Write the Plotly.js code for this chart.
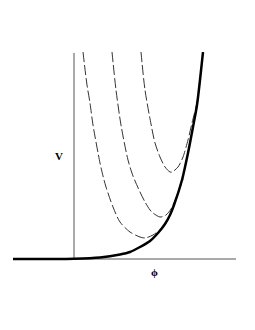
<!DOCTYPE html>
<html>
<head>
<meta charset="utf-8">
<script src="https://cdn.plot.ly/plotly-3.0.1.min.js"></script>
<style>html,body{margin:0;padding:0;background:#fff;}#chart{width:255px;height:330px;}</style>
</head>
<body>
<div id="chart"></div>
<script>
// Envelope potential (thick solid curve)
const phiEnv = [-0.61, 0, 0.26, 0.46, 0.56, 0.66, 0.76, 0.84, 0.91, 0.96, 1.00, 1.08, 1.14, 1.19, 1.23, 1.29];
const vEnv   = [0, 0.003, 0.015, 0.045, 0.07, 0.12, 0.18, 0.26, 0.35, 0.44, 0.54, 0.79, 1.06, 1.32, 1.54, 2.07];

// Dashed curves (left to right)
const phiA = [0.09, 0.13, 0.16, 0.19, 0.26, 0.29, 0.32, 0.39, 0.46, 0.56, 0.66, 0.71, 0.79, 0.88, 0.93, 0.96];
const vA   = [2.07, 1.74, 1.56, 1.34, 0.96, 0.83, 0.72, 0.52, 0.37, 0.27, 0.22, 0.21, 0.24, 0.31, 0.37, 0.44];

const phiB = [0.38, 0.42, 0.47, 0.54, 0.59, 0.66, 0.71, 0.76, 0.79, 0.86, 0.92, 0.97, 1.02, 1.06, 1.09];
const vB   = [2.07, 1.69, 1.34, 0.99, 0.83, 0.67, 0.57, 0.49, 0.46, 0.42, 0.44, 0.50, 0.61, 0.71, 0.80];

const phiC = [0.67, 0.71, 0.77, 0.81, 0.86, 0.91, 0.96, 0.98, 1.04, 1.09, 1.14, 1.18, 1.22, 1.24];
const vC   = [2.07, 1.69, 1.35, 1.16, 1.02, 0.92, 0.87, 0.87, 0.92, 1.02, 1.19, 1.36, 1.52, 1.62];

const xLabel = '<b>\u03D5</b>';
const yLabel = '<b>V</b>';

const dashed = {color: '#333', width: 1, dash: '10px,3px', shape: 'spline', smoothing: 0.8};

const traces = [
  {x: phiA, y: vA, mode: 'lines', line: dashed, hoverinfo: 'skip'},
  {x: phiB, y: vB, mode: 'lines', line: dashed, hoverinfo: 'skip'},
  {x: phiC, y: vC, mode: 'lines', line: dashed, hoverinfo: 'skip'},
  {x: phiEnv, y: vEnv, mode: 'lines', line: {color: '#000', width: 2.5, shape: 'spline', smoothing: 0.7}, hoverinfo: 'skip'}
];

const axisCommon = {showgrid: false, zeroline: false, showline: false, showticklabels: false, ticks: '', fixedrange: true};

const layout = {
  width: 255, height: 330,
  margin: {l: 13, r: 19, t: 52, b: 69, pad: 0},
  paper_bgcolor: '#fff', plot_bgcolor: '#fff',
  showlegend: false,
  xaxis: Object.assign({range: [-0.61, 1.62]}, axisCommon),
  yaxis: Object.assign({range: [-0.02, 2.07]}, axisCommon),
  shapes: [
    {type: 'line', xref: 'x', yref: 'y', x0: -0.61, x1: 1.62, y0: 0, y1: 0, line: {color: '#555', width: 1}, layer: 'below'},
    {type: 'line', xref: 'x', yref: 'y', x0: 0, x1: 0, y0: 0, y1: 2.06, line: {color: '#555', width: 1}, layer: 'below'}
  ],
  annotations: [
    {xref: 'paper', yref: 'paper', x: (59 - 13) / 223, y: (330 - 69 - 156) / 209, text: yLabel, showarrow: false,
     font: {family: 'Liberation Serif, serif', size: 11, color: '#000'}, xanchor: 'center', yanchor: 'middle'},
    {xref: 'paper', yref: 'paper', x: (154.5 - 13) / 223, y: (330 - 69 - 271.5) / 209, text: xLabel, showarrow: false,
     font: {family: 'Liberation Serif, serif', size: 11, color: '#000'}, xanchor: 'center', yanchor: 'middle'}
  ]
};

Plotly.newPlot('chart', traces, layout, {displayModeBar: false, staticPlot: true});
</script>
</body>
</html>
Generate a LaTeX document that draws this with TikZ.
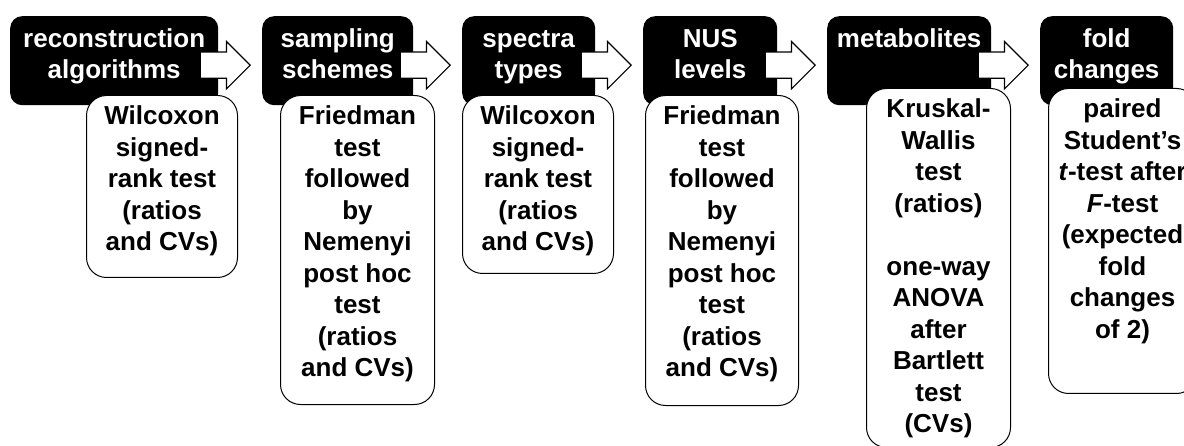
\documentclass[tikz,border=0pt]{standalone}
\usepackage{fontspec}
\setmainfont{Liberation Sans}
\usetikzlibrary{shapes.arrows}

% top aligned cell of fixed size
\newcommand{\cellbox}[3]{\parbox[t][#2][t]{#1}{\centering\strut #3}}

\begin{document}
\begin{tikzpicture}[x=1pt, y=-1pt,
    every node/.style={font=\fontsize{26}{31.5}\selectfont\bfseries},
    head/.style={fill=black, text=white, rounded corners=12pt, anchor=north west, inner xsep=0pt, inner ysep=9pt},
    test/.style={draw=black, fill=white, line width=1pt, rounded corners=20pt, anchor=north west, inner xsep=0pt, inner ysep=7pt},
    blockarrow/.style={single arrow, draw=black, fill=white, line width=1.2pt, minimum height=50pt, single arrow head extend=10.5pt, inner xsep=0pt, inner ysep=12.5pt, anchor=tip}]

        % Fix the page size
        \useasboundingbox (0,0) rectangle (1184,446);
        \clip (0,0) rectangle (1184,446);

        % Draw the black headers
        \node[head] (hd1) at (10,16) {\cellbox{208pt}{71pt}{reconstruction\\algorithms}};
        \node[head] (hd2) at (262,16) {\cellbox{151pt}{71pt}{sampling\\schemes}};
        \node[head] (hd3) at (462,16) {\cellbox{133pt}{71pt}{spectra\\types}};
        \node[head] (hd4) at (643,16) {\cellbox{134pt}{71pt}{NUS\\levels}};
        \node[head] (hd5) at (827,16) {\cellbox{164pt}{71pt}{metabolites}};
        \node[head] (hd6) at (1040,16) {\cellbox{133pt}{71pt}{fold\\changes}};

        % Draw the block arrows between the headers
        \foreach \a/\b in {hd1/hd2, hd2/hd3, hd3/hd4, hd4/hd5, hd5/hd6}
        {
          \node[blockarrow] (ar-\a) at ([xshift=-11pt, yshift=-4.5pt]\b.west) {};
        }

        % Draw the test boxes
        \node[test] (ts1) at (86,95) {\cellbox{151pt}{168pt}{Wilcoxon\\signed-\\rank test\\(ratios\\and CVs)}};
        \node[test] (ts2) at (280,95) {\cellbox{154pt}{295pt}{Friedman\\test\\followed\\by\\Nemenyi\\post hoc\\test\\(ratios\\and CVs)}};
        \node[test] (ts3) at (462,95) {\cellbox{151pt}{164pt}{Wilcoxon\\signed-\\rank test\\(ratios\\and CVs)}};
        \node[test] (ts4) at (645,95) {\cellbox{153pt}{296pt}{Friedman\\test\\followed\\by\\Nemenyi\\post hoc\\test\\(ratios\\and CVs)}};
        \node[test] (ts5) at (866,88) {\cellbox{144pt}{345pt}{Kruskal-\\Wallis\\test\\(ratios)\\[31.5pt]one-way\\ANOVA\\after\\Bartlett\\test\\(CVs)}};
        \node[test] (ts6) at (1048,88) {\cellbox{148pt}{291pt}{paired\\Student’s\\\textit{t}-test after\\\textit{F}-test\\(expected\\fold\\changes\\of 2)}};
      \end{tikzpicture}
\end{document}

- - - - - - -

## What needs to be done
Extract, without any images, the part of the material above that opens with the line containing "Generate a LaTeX" and closes with the line containing "(hd6) at (1040,16)", both lines included.

## Response below
Generate a LaTeX document that draws this with TikZ.
\documentclass[tikz,border=0pt]{standalone}
\usepackage{fontspec}
\setmainfont{Liberation Sans}
\usetikzlibrary{shapes.arrows}

% top aligned cell of fixed size
\newcommand{\cellbox}[3]{\parbox[t][#2][t]{#1}{\centering\strut #3}}

\begin{document}
\begin{tikzpicture}[x=1pt, y=-1pt,
    every node/.style={font=\fontsize{26}{31.5}\selectfont\bfseries},
    head/.style={fill=black, text=white, rounded corners=12pt, anchor=north west, inner xsep=0pt, inner ysep=9pt},
    test/.style={draw=black, fill=white, line width=1pt, rounded corners=20pt, anchor=north west, inner xsep=0pt, inner ysep=7pt},
    blockarrow/.style={single arrow, draw=black, fill=white, line width=1.2pt, minimum height=50pt, single arrow head extend=10.5pt, inner xsep=0pt, inner ysep=12.5pt, anchor=tip}]

        % Fix the page size
        \useasboundingbox (0,0) rectangle (1184,446);
        \clip (0,0) rectangle (1184,446);

        % Draw the black headers
        \node[head] (hd1) at (10,16) {\cellbox{208pt}{71pt}{reconstruction\\algorithms}};
        \node[head] (hd2) at (262,16) {\cellbox{151pt}{71pt}{sampling\\schemes}};
        \node[head] (hd3) at (462,16) {\cellbox{133pt}{71pt}{spectra\\types}};
        \node[head] (hd4) at (643,16) {\cellbox{134pt}{71pt}{NUS\\levels}};
        \node[head] (hd5) at (827,16) {\cellbox{164pt}{71pt}{metabolites}};
        \node[head] (hd6) at (1040,16) {\cellbox{133pt}{71pt}{fold\\changes}};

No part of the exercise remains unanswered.